I do love that very Episcopalian hymn we sing for All Saints day: “I sing a song of the saints of God.” As an aside, I know the hymn isn’t exactly what you’d call “a fine piece of music.” Many organists I know have complained about the childish tune, and I can be a bit childish about the words. There are several alternatives. My favorite goes like this: “And one was a doctor, and one was a queen, and one was both, if you know what I mean.” But if you continue, you get to the best theology in the hymn. “The saints of God are just folk like me, and I mean to be one too.”
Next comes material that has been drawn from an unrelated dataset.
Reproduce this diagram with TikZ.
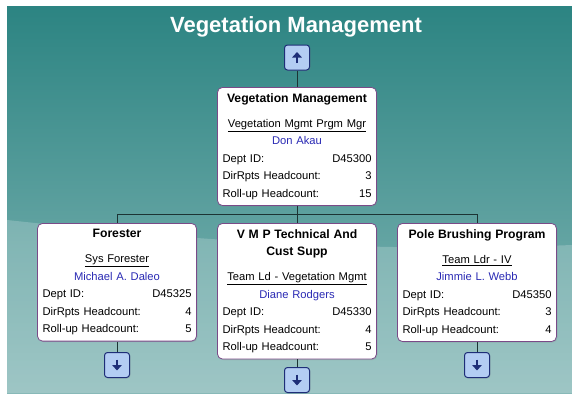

There’s a deep invitation in the hymn, in the feast of All Saints. The invitation is to consider how a life well lived, in love and in service of others, prepares us for life after death. When we ask, “what happens to us when we die?” the Saints point us toward an answer. In death, as in life, we are invited to get lost in wonder, in love, in praise. We are invited by God to ensure that all people know their invitation to the great banquet. And this day we have the faithful assurance, the assurance of the saints, the vision of St. John, that in the end we will feast with God, and God will wipe away every tear.
Mike, I love that phrase, “One was a doctor, and one was a queen, and one was both, if you know what I mean.” It reminds me of another priest’s change of verbiage (though yours is a little kinder): “And one was a soldier, and one was a beast, and one was slain by a fierce wild priest.”
And thank you for this reassuring sermon.